Approximately 38% of the daily volume in US equity markets is traded by firms accessing trading venues via sponsored or direct market access arrangements through their broker-dealers.
The SEC's proposed rule would require brokers to put in place risk management controls that would help prevent erroneous orders, ensure compliance with regulatory requirements, and enforce pre-set credit or capital thresholds.
"Unfiltered access is similar to giving your car keys to a friend who doesn't have a license and letting him drive unaccompanied," says SEC chairman Mary Schapiro. "Today's proposal would require that if a broker-dealer is going to loan his keys, he must not only remain in the car, but he must also see to it that the person driving observes the rules before the car is ever put into drive."
The rule change comes amid a broad review of rapidly-changing US equity market structures by the SEC which is under pressure from Washington to protect the interests of long-term investors and preserve the market's primary function as a mechanism for capital formation.
With this in mind, the watchdog has issued a "concept release" seeking public comment on issues relating to high frequency trading, co-location, and dark pool trading.
The release asks a series of specific questions about the current market structure, including:
Market quality metrics
Fairness of market structure
- What are the best metrics for assessing market quality for long-term investors and have these metrics improved or worsened in recent years?
High frequency trading
- Is the current highly automated, high-speed market structure fundamentally fair for investors?
- What types of strategies are used by the proprietary trading firms loosely referred to as high frequency traders, and are these strategies beneficial or harmful for other investors?
- Is the overall use of any harmful strategies by proprietary firms sufficiently widespread that the Commission should consider a regulatory initiative in this area?

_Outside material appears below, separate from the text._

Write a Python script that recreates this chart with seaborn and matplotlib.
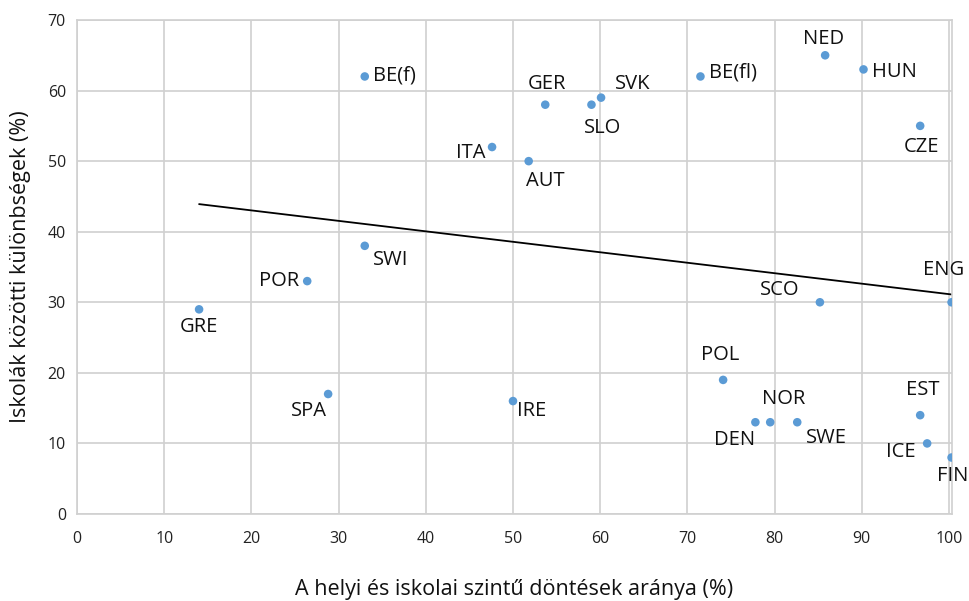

- Do co-location services (which enable exchange customers to potentially route trades faster by placing their computer servers in close proximity to an exchange's computer system) give proprietary trading firms an unfair advantage?
- If so, should the proprietary firms that use these services be subject to any specific trading obligations?
- Has the trading volume of undisplayed trading centers (such as dark pools) reached a sufficiently significant level that it has detracted from the quality of public price discovery?
- If more individual investor orders were routed to public markets, would it promote quote competition in the public markets, lead to narrower spreads, and ultimately improve order execution quality for individual investors beyond current levels?
- Are a significant number of individual investor orders executed in dark pools and, if so, what is the execution quality for these orders?